The task:
Quote each line of the material verbatim, without the pictures.

* * *

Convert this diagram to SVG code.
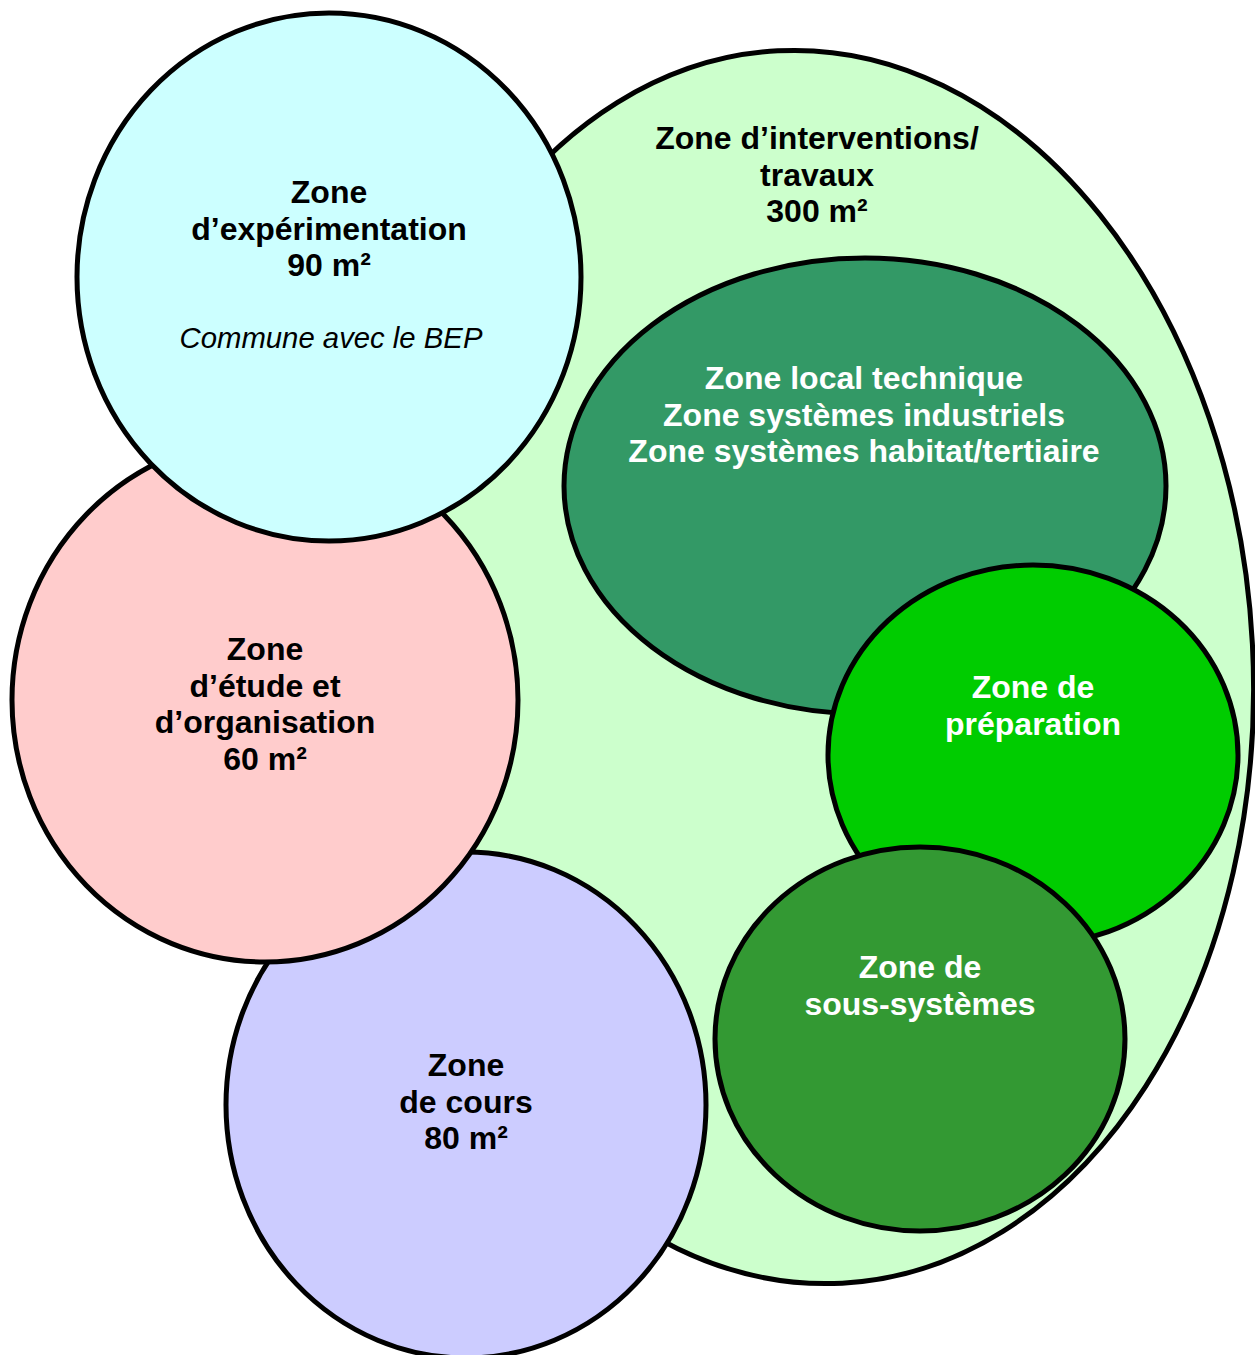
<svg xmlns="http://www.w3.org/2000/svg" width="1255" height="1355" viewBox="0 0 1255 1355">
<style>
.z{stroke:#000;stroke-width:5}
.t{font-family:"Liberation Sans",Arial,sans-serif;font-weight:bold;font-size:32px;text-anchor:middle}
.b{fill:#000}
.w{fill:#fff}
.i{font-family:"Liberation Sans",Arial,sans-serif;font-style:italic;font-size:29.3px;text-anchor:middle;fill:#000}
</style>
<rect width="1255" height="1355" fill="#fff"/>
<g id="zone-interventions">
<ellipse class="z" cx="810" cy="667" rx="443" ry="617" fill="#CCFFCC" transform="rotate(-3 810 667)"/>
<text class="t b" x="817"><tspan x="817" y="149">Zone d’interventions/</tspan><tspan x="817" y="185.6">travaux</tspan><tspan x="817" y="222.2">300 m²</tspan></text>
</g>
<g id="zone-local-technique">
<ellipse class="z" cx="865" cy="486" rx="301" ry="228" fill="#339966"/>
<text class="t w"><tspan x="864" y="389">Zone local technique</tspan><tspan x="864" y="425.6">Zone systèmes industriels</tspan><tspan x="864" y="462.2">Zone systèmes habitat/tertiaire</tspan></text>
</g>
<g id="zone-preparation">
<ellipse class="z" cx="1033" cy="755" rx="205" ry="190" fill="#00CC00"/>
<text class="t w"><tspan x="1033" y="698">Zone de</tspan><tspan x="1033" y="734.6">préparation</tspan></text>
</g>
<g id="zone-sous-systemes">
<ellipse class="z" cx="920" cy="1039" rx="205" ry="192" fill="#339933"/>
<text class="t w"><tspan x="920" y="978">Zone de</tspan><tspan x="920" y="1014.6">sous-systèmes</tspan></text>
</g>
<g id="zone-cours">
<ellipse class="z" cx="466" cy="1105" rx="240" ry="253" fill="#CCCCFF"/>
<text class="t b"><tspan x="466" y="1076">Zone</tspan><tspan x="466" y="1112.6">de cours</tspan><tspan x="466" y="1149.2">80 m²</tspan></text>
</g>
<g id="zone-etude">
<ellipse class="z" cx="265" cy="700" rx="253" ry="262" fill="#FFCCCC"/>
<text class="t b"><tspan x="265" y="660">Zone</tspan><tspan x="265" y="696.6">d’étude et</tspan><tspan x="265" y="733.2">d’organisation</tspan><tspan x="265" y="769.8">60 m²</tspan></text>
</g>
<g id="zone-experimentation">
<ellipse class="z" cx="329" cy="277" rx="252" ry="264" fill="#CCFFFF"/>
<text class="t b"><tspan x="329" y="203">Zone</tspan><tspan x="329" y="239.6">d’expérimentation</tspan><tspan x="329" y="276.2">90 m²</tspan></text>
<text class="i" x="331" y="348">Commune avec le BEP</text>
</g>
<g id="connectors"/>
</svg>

* * *

Answer to this task:
Convert this diagram to SVG code.
<svg xmlns="http://www.w3.org/2000/svg" width="1255" height="1355" viewBox="0 0 1255 1355">
<style>
.z{stroke:#000;stroke-width:5}
.t{font-family:"Liberation Sans",Arial,sans-serif;font-weight:bold;font-size:32px;text-anchor:middle}
.b{fill:#000}
.w{fill:#fff}
.i{font-family:"Liberation Sans",Arial,sans-serif;font-style:italic;font-size:29.3px;text-anchor:middle;fill:#000}
</style>
<rect width="1255" height="1355" fill="#fff"/>
<g id="zone-interventions">
<ellipse class="z" cx="810" cy="667" rx="443" ry="617" fill="#CCFFCC" transform="rotate(-3 810 667)"/>
<text class="t b" x="817"><tspan x="817" y="149">Zone d’interventions/</tspan><tspan x="817" y="185.6">travaux</tspan><tspan x="817" y="222.2">300 m²</tspan></text>
</g>
<g id="zone-local-technique">
<ellipse class="z" cx="865" cy="486" rx="301" ry="228" fill="#339966"/>
<text class="t w"><tspan x="864" y="389">Zone local technique</tspan><tspan x="864" y="425.6">Zone systèmes industriels</tspan><tspan x="864" y="462.2">Zone systèmes habitat/tertiaire</tspan></text>
</g>
<g id="zone-preparation">
<ellipse class="z" cx="1033" cy="755" rx="205" ry="190" fill="#00CC00"/>
<text class="t w"><tspan x="1033" y="698">Zone de</tspan><tspan x="1033" y="734.6">préparation</tspan></text>
</g>
<g id="zone-sous-systemes">
<ellipse class="z" cx="920" cy="1039" rx="205" ry="192" fill="#339933"/>
<text class="t w"><tspan x="920" y="978">Zone de</tspan><tspan x="920" y="1014.6">sous-systèmes</tspan></text>
</g>
<g id="zone-cours">
<ellipse class="z" cx="466" cy="1105" rx="240" ry="253" fill="#CCCCFF"/>
<text class="t b"><tspan x="466" y="1076">Zone</tspan><tspan x="466" y="1112.6">de cours</tspan><tspan x="466" y="1149.2">80 m²</tspan></text>
</g>
<g id="zone-etude">
<ellipse class="z" cx="265" cy="700" rx="253" ry="262" fill="#FFCCCC"/>
<text class="t b"><tspan x="265" y="660">Zone</tspan><tspan x="265" y="696.6">d’étude et</tspan><tspan x="265" y="733.2">d’organisation</tspan><tspan x="265" y="769.8">60 m²</tspan></text>
</g>
<g id="zone-experimentation">
<ellipse class="z" cx="329" cy="277" rx="252" ry="264" fill="#CCFFFF"/>
<text class="t b"><tspan x="329" y="203">Zone</tspan><tspan x="329" y="239.6">d’expérimentation</tspan><tspan x="329" y="276.2">90 m²</tspan></text>
<text class="i" x="331" y="348">Commune avec le BEP</text>
</g>
<g id="connectors"/>
</svg>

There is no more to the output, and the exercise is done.